In the film we find out that Dilla was so obsessed with music that as a kid he used to wear 45’ records around his wrist as bangles.

Kanye West first met J Dilla when Dilla was living with Common in LA

To say ‘Ye was – and still is – a massive fan is an understatement. “His swings, his shuffles, the way he sampled his beats felt like drugs,” says Kanye.

Following the death of Dilla in 2006, the label stopped just releasing hip hop records

“We had to start over, because the people that we relied on were no longer with us, or not recording,” explains Peanut Butter Wolf. Hence the signing of experimental and ever so slightly scary freak-funker Gary Wilson. This also explains releases by international man of mystery, Folerio: otherwise known as Peanut Butter Wolf in a dodgy wig.

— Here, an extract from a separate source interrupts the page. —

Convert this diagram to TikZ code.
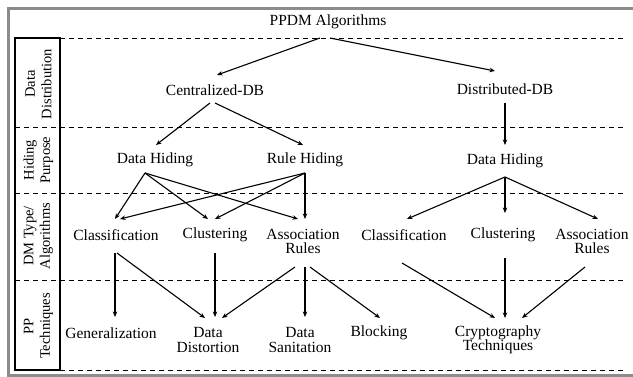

Flying Lotus was an intern at Stones Throw, as was current signing James Pants

At one point in the movie, current Stones Throw signings Royal Kush call the label a “home for lost boys”. It certainly has that feel and is heavily weighted in the favour of blokes, with only two female artists making an appearance in the movie – Anika and Diva.

Aloe Blaac and Mayer Hawthorne both left Stones Throw for major labels

Though there’s evidently no hard feelings between Mayer and the label, with Mayer happily speaking about how great it is in the film, it seems like the same can’t be said for “I Need A Dollar”artist Aloe, when a pointed subtitle comes across the screen stating “Aloe declined to be interviewed for this film”.